§ What the task requires
Quote the whole listing word for word. Do not include the pictures.

§ Recorded information
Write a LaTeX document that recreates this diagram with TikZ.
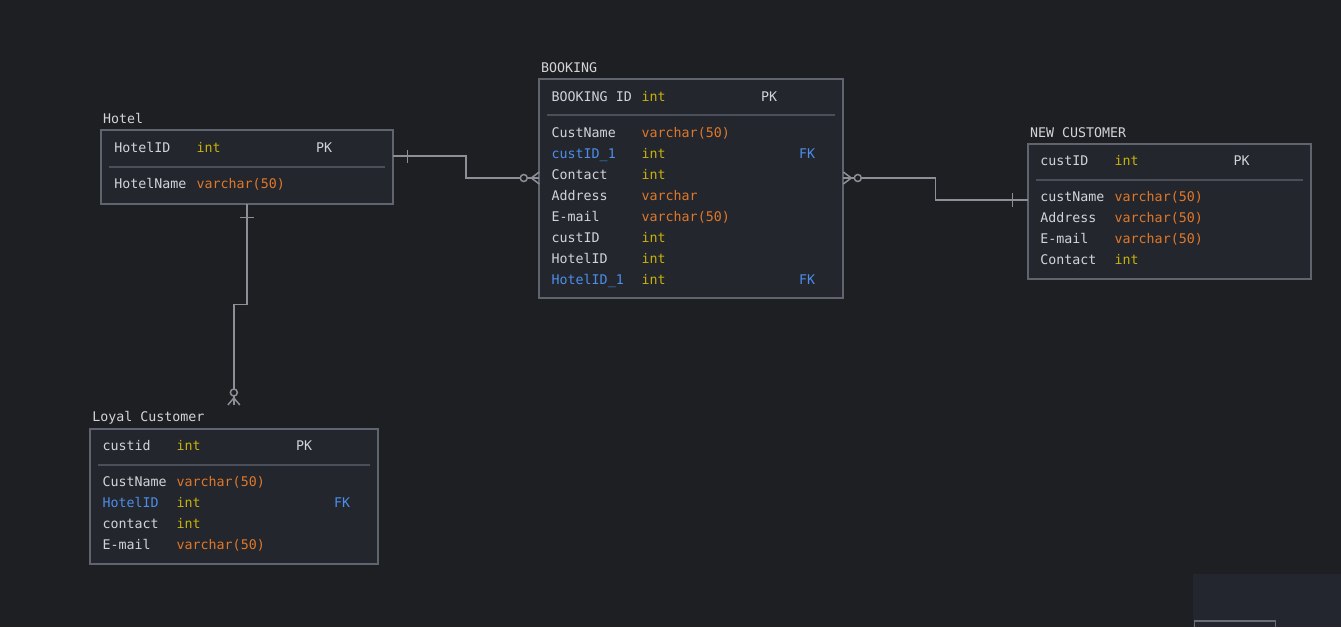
\documentclass[tikz,border=0pt]{standalone}
\usepackage{fontspec}
\setmonofont{DejaVu Sans Mono}
\usetikzlibrary{calc}
\definecolor{bg}{HTML}{1E1F23}
\definecolor{boxfill}{HTML}{23262D}
\definecolor{boxline}{HTML}{60646E}
\definecolor{sepline}{HTML}{4B4F59}
\definecolor{connc}{HTML}{8C8F97}
\definecolor{txt}{HTML}{D2D4D8}
\definecolor{tint}{HTML}{C8B20A}
\definecolor{tvar}{HTML}{E0782A}
\definecolor{tfk}{HTML}{4D8EEA}
\definecolor{panel}{HTML}{23262E}
\definecolor{panelline}{HTML}{6A6D75}
\tikzset{
 entity/.style={draw=boxline, line width=2.2pt, fill=boxfill, anchor=north west, inner sep=0pt, outer sep=0pt},
 fld/.style={anchor=base west, inner sep=0pt, outer sep=0pt, font=\ttfamily\fontsize{13.3}{16}\selectfont, text=txt},
 fkf/.style={fld, text=tfk},
 ti/.style={fld, text=tint},
 tv/.style={fld, text=tvar},
 sepl/.style={draw=sepline, line width=1.8pt},
 link/.style={draw=connc, line width=1.5pt},
 ring/.style={draw=connc, line width=1.5pt, fill=bg},
}
\begin{document}
\begin{tikzpicture}[x=1pt,y=-1pt]
\useasboundingbox[fill=bg] (0,0) rectangle (1341,627);
% bottom-right panel
\fill[panel] (1193,574) rectangle (1341,627);
\draw[draw=panelline, line width=1.8pt] (1194.5,627) |- (1275.5,621) -- (1275.5,627);

% ---------- Hotel ----------
\node[entity, minimum width=291.7, minimum height=74.3] (hotel) at (101,130) {};
\node[fld] (hotelT) at (103,123.3) {Hotel};
\node[fld] (h1n) at (114.3,152.7) {HotelID};
\node[ti]  (h1t) at (196.7,152.7) {int};
\node[fld] (h1k) at (316,152.7) {PK};
\draw[sepl] ($(hotel.north west)+(8,37.3)$) -- ($(hotel.north east)+(-7.7,37.3)$);
\node[fld] (h2n) at (114.3,188.3) {HotelName};
\node[tv]  (h2t) at (196.7,188.3) {varchar(50)};

% ---------- Booking ----------
\node[entity, minimum width=304, minimum height=218.4] (booking) at (539.3,79.3) {};
\node[fld] (bookT) at (541,72.3) {BOOKING};
\node[fld] (b0n) at (551.7,101) {BOOKING ID};
\node[ti]  (b0t) at (641.7,101) {int};
\node[fld] (b0k) at (761,101) {PK};
\draw[sepl] ($(booking.north west)+(8,36)$) -- ($(booking.north east)+(-8,36)$);
\node[fld] (b1n) at (551.7,137.3) {CustName};
\node[tv]  (b1t) at (641.7,137.3) {varchar(50)};
\node[fkf] (b2n) at (551.7,158.3) {custID\_1};
\node[ti]  (b2t) at (641.7,158.3) {int};
\node[fkf] (b2k) at (799,158.3) {FK};
\node[fld] (b3n) at (551.7,179.3) {Contact};
\node[ti]  (b3t) at (641.7,179.3) {int};
\node[fld] (b4n) at (551.7,200.3) {Address};
\node[tv]  (b4t) at (641.7,200.3) {varchar};
\node[fld] (b5n) at (551.7,221.3) {E-mail};
\node[tv]  (b5t) at (641.7,221.3) {varchar(50)};
\node[fld] (b6n) at (551.7,242.3) {custID};
\node[ti]  (b6t) at (641.7,242.3) {int};
\node[fld] (b7n) at (551.7,263.3) {HotelID};
\node[ti]  (b7t) at (641.7,263.3) {int};
\node[fkf] (b8n) at (551.7,284.3) {HotelID\_1};
\node[ti]  (b8t) at (641.7,284.3) {int};
\node[fkf] (b8k) at (799,284.3) {FK};

% ---------- New Customer ----------
\node[entity, minimum width=283.3, minimum height=135.3] (newc) at (1027.7,144) {};
\node[fld] (newcT) at (1030,137.3) {NEW CUSTOMER};
\node[fld] (n0n) at (1040.3,165.3) {custID};
\node[ti]  (n0t) at (1114.7,165.3) {int};
\node[fld] (n0k) at (1233.7,165.3) {PK};
\draw[sepl] ($(newc.north west)+(8,36.3)$) -- ($(newc.north east)+(-8.3,36.3)$);
\node[fld] (n1n) at (1040.3,201.7) {custName};
\node[tv]  (n1t) at (1114.7,201.7) {varchar(50)};
\node[fld] (n2n) at (1040.3,222.7) {Address};
\node[tv]  (n2t) at (1114.7,222.7) {varchar(50)};
\node[fld] (n3n) at (1040.3,243.7) {E-mail};
\node[tv]  (n3t) at (1114.7,243.7) {varchar(50)};
\node[fld] (n4n) at (1040.3,264.7) {Contact};
\node[ti]  (n4t) at (1114.7,264.7) {int};

% ---------- Loyal Customer ----------
\node[entity, minimum width=287.7, minimum height=134.7] (loyal) at (90,429.3) {};
\node[fld] (loyalT) at (92.3,421.7) {Loyal Customer};
\node[fld] (l0n) at (102.7,450) {custid};
\node[ti]  (l0t) at (176.7,450) {int};
\node[fld] (l0k) at (296,450) {PK};
\draw[sepl] ($(loyal.north west)+(7.7,36)$) -- ($(loyal.north east)+(-7.7,36)$);
\node[fld] (l1n) at (102.7,486) {CustName};
\node[tv]  (l1t) at (176.7,486) {varchar(50)};
\node[fkf] (l2n) at (102.7,507) {HotelID};
\node[ti]  (l2t) at (176.7,507) {int};
\node[fkf] (l2k) at (334,507) {FK};
\node[fld] (l3n) at (102.7,528) {contact};
\node[ti]  (l3t) at (176.7,528) {int};
\node[fld] (l4n) at (102.7,549) {E-mail};
\node[tv]  (l4t) at (176.7,549) {varchar(50)};

% ---------- Connectors ----------
% Hotel -- Booking
\coordinate (hb1) at ($(hotel.east)+(0,-11)$);
\coordinate (hb2) at ($(booking.west)+(0,-10.5)$);
\draw[link] (hb1) -| ($(hb1)!.5!(hb2)$) |- (hb2);
\draw[link] ($(hb1)+(15,-6.5)$) -- ($(hb1)+(15,6.5)$);
\draw[link] ($(hb2)+(-8,0)$) -- ($(hb2)+(0,-6)$);
\draw[link] ($(hb2)+(-8,0)$) -- ($(hb2)+(0,6)$);
\draw[ring] ($(hb2)+(-15.5,0)$) circle[radius=3.5];

% Booking -- New Customer
\coordinate (bn1) at ($(booking.east)+(0,-10.5)$);
\coordinate (bn2) at ($(newc.west)+(0,-11.7)$);
\draw[link] (bn1) -| ($(bn1)!.5!(bn2)$) |- (bn2);
\draw[link] ($(bn1)+(8,0)$) -- ($(bn1)+(0,-6)$);
\draw[link] ($(bn1)+(8,0)$) -- ($(bn1)+(0,6)$);
\draw[ring] ($(bn1)+(14.5,0)$) circle[radius=3.5];
\draw[link] ($(bn2)+(-15,-7)$) -- ($(bn2)+(-15,7)$);

% Hotel -- Loyal Customer
\coordinate (hl2) at ($(loyal.north)+(0,-24.3)$);
\draw[link] (hotel.south) |- ($(hotel.south)!.5!(hl2)$) -| (hl2);
\draw[link] ($(hotel.south)+(-7,13)$) -- ($(hotel.south)+(7,13)$);
\draw[link] ($(hl2)+(0,-7)$) -- ($(hl2)+(-6,0)$);
\draw[link] ($(hl2)+(0,-7)$) -- ($(hl2)+(6,0)$);
\draw[ring] ($(hl2)+(0,-12.5)$) circle[radius=3.5];
\end{tikzpicture}
\end{document}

§ The completed task
Write a LaTeX document that recreates this diagram with TikZ.
\documentclass[tikz,border=0pt]{standalone}
\usepackage{fontspec}
\setmonofont{DejaVu Sans Mono}
\usetikzlibrary{calc}
\definecolor{bg}{HTML}{1E1F23}
\definecolor{boxfill}{HTML}{23262D}
\definecolor{boxline}{HTML}{60646E}
\definecolor{sepline}{HTML}{4B4F59}
\definecolor{connc}{HTML}{8C8F97}
\definecolor{txt}{HTML}{D2D4D8}
\definecolor{tint}{HTML}{C8B20A}
\definecolor{tvar}{HTML}{E0782A}
\definecolor{tfk}{HTML}{4D8EEA}
\definecolor{panel}{HTML}{23262E}
\definecolor{panelline}{HTML}{6A6D75}
\tikzset{
 entity/.style={draw=boxline, line width=2.2pt, fill=boxfill, anchor=north west, inner sep=0pt, outer sep=0pt},
 fld/.style={anchor=base west, inner sep=0pt, outer sep=0pt, font=\ttfamily\fontsize{13.3}{16}\selectfont, text=txt},
 fkf/.style={fld, text=tfk},
 ti/.style={fld, text=tint},
 tv/.style={fld, text=tvar},
 sepl/.style={draw=sepline, line width=1.8pt},
 link/.style={draw=connc, line width=1.5pt},
 ring/.style={draw=connc, line width=1.5pt, fill=bg},
}
\begin{document}
\begin{tikzpicture}[x=1pt,y=-1pt]
\useasboundingbox[fill=bg] (0,0) rectangle (1341,627);
% bottom-right panel
\fill[panel] (1193,574) rectangle (1341,627);
\draw[draw=panelline, line width=1.8pt] (1194.5,627) |- (1275.5,621) -- (1275.5,627);

% ---------- Hotel ----------
\node[entity, minimum width=291.7, minimum height=74.3] (hotel) at (101,130) {};
\node[fld] (hotelT) at (103,123.3) {Hotel};
\node[fld] (h1n) at (114.3,152.7) {HotelID};
\node[ti]  (h1t) at (196.7,152.7) {int};
\node[fld] (h1k) at (316,152.7) {PK};
\draw[sepl] ($(hotel.north west)+(8,37.3)$) -- ($(hotel.north east)+(-7.7,37.3)$);
\node[fld] (h2n) at (114.3,188.3) {HotelName};
\node[tv]  (h2t) at (196.7,188.3) {varchar(50)};

% ---------- Booking ----------
\node[entity, minimum width=304, minimum height=218.4] (booking) at (539.3,79.3) {};
\node[fld] (bookT) at (541,72.3) {BOOKING};
\node[fld] (b0n) at (551.7,101) {BOOKING ID};
\node[ti]  (b0t) at (641.7,101) {int};
\node[fld] (b0k) at (761,101) {PK};
\draw[sepl] ($(booking.north west)+(8,36)$) -- ($(booking.north east)+(-8,36)$);
\node[fld] (b1n) at (551.7,137.3) {CustName};
\node[tv]  (b1t) at (641.7,137.3) {varchar(50)};
\node[fkf] (b2n) at (551.7,158.3) {custID\_1};
\node[ti]  (b2t) at (641.7,158.3) {int};
\node[fkf] (b2k) at (799,158.3) {FK};
\node[fld] (b3n) at (551.7,179.3) {Contact};
\node[ti]  (b3t) at (641.7,179.3) {int};
\node[fld] (b4n) at (551.7,200.3) {Address};
\node[tv]  (b4t) at (641.7,200.3) {varchar};
\node[fld] (b5n) at (551.7,221.3) {E-mail};
\node[tv]  (b5t) at (641.7,221.3) {varchar(50)};
\node[fld] (b6n) at (551.7,242.3) {custID};
\node[ti]  (b6t) at (641.7,242.3) {int};
\node[fld] (b7n) at (551.7,263.3) {HotelID};
\node[ti]  (b7t) at (641.7,263.3) {int};
\node[fkf] (b8n) at (551.7,284.3) {HotelID\_1};
\node[ti]  (b8t) at (641.7,284.3) {int};
\node[fkf] (b8k) at (799,284.3) {FK};

% ---------- New Customer ----------
\node[entity, minimum width=283.3, minimum height=135.3] (newc) at (1027.7,144) {};
\node[fld] (newcT) at (1030,137.3) {NEW CUSTOMER};
\node[fld] (n0n) at (1040.3,165.3) {custID};
\node[ti]  (n0t) at (1114.7,165.3) {int};
\node[fld] (n0k) at (1233.7,165.3) {PK};
\draw[sepl] ($(newc.north west)+(8,36.3)$) -- ($(newc.north east)+(-8.3,36.3)$);
\node[fld] (n1n) at (1040.3,201.7) {custName};
\node[tv]  (n1t) at (1114.7,201.7) {varchar(50)};
\node[fld] (n2n) at (1040.3,222.7) {Address};
\node[tv]  (n2t) at (1114.7,222.7) {varchar(50)};
\node[fld] (n3n) at (1040.3,243.7) {E-mail};
\node[tv]  (n3t) at (1114.7,243.7) {varchar(50)};
\node[fld] (n4n) at (1040.3,264.7) {Contact};
\node[ti]  (n4t) at (1114.7,264.7) {int};

% ---------- Loyal Customer ----------
\node[entity, minimum width=287.7, minimum height=134.7] (loyal) at (90,429.3) {};
\node[fld] (loyalT) at (92.3,421.7) {Loyal Customer};
\node[fld] (l0n) at (102.7,450) {custid};
\node[ti]  (l0t) at (176.7,450) {int};
\node[fld] (l0k) at (296,450) {PK};
\draw[sepl] ($(loyal.north west)+(7.7,36)$) -- ($(loyal.north east)+(-7.7,36)$);
\node[fld] (l1n) at (102.7,486) {CustName};
\node[tv]  (l1t) at (176.7,486) {varchar(50)};
\node[fkf] (l2n) at (102.7,507) {HotelID};
\node[ti]  (l2t) at (176.7,507) {int};
\node[fkf] (l2k) at (334,507) {FK};
\node[fld] (l3n) at (102.7,528) {contact};
\node[ti]  (l3t) at (176.7,528) {int};
\node[fld] (l4n) at (102.7,549) {E-mail};
\node[tv]  (l4t) at (176.7,549) {varchar(50)};

% ---------- Connectors ----------
% Hotel -- Booking
\coordinate (hb1) at ($(hotel.east)+(0,-11)$);
\coordinate (hb2) at ($(booking.west)+(0,-10.5)$);
\draw[link] (hb1) -| ($(hb1)!.5!(hb2)$) |- (hb2);
\draw[link] ($(hb1)+(15,-6.5)$) -- ($(hb1)+(15,6.5)$);
\draw[link] ($(hb2)+(-8,0)$) -- ($(hb2)+(0,-6)$);
\draw[link] ($(hb2)+(-8,0)$) -- ($(hb2)+(0,6)$);
\draw[ring] ($(hb2)+(-15.5,0)$) circle[radius=3.5];

% Booking -- New Customer
\coordinate (bn1) at ($(booking.east)+(0,-10.5)$);
\coordinate (bn2) at ($(newc.west)+(0,-11.7)$);
\draw[link] (bn1) -| ($(bn1)!.5!(bn2)$) |- (bn2);
\draw[link] ($(bn1)+(8,0)$) -- ($(bn1)+(0,-6)$);
\draw[link] ($(bn1)+(8,0)$) -- ($(bn1)+(0,6)$);
\draw[ring] ($(bn1)+(14.5,0)$) circle[radius=3.5];
\draw[link] ($(bn2)+(-15,-7)$) -- ($(bn2)+(-15,7)$);

% Hotel -- Loyal Customer
\coordinate (hl2) at ($(loyal.north)+(0,-24.3)$);
\draw[link] (hotel.south) |- ($(hotel.south)!.5!(hl2)$) -| (hl2);
\draw[link] ($(hotel.south)+(-7,13)$) -- ($(hotel.south)+(7,13)$);
\draw[link] ($(hl2)+(0,-7)$) -- ($(hl2)+(-6,0)$);
\draw[link] ($(hl2)+(0,-7)$) -- ($(hl2)+(6,0)$);
\draw[ring] ($(hl2)+(0,-12.5)$) circle[radius=3.5];
\end{tikzpicture}
\end{document}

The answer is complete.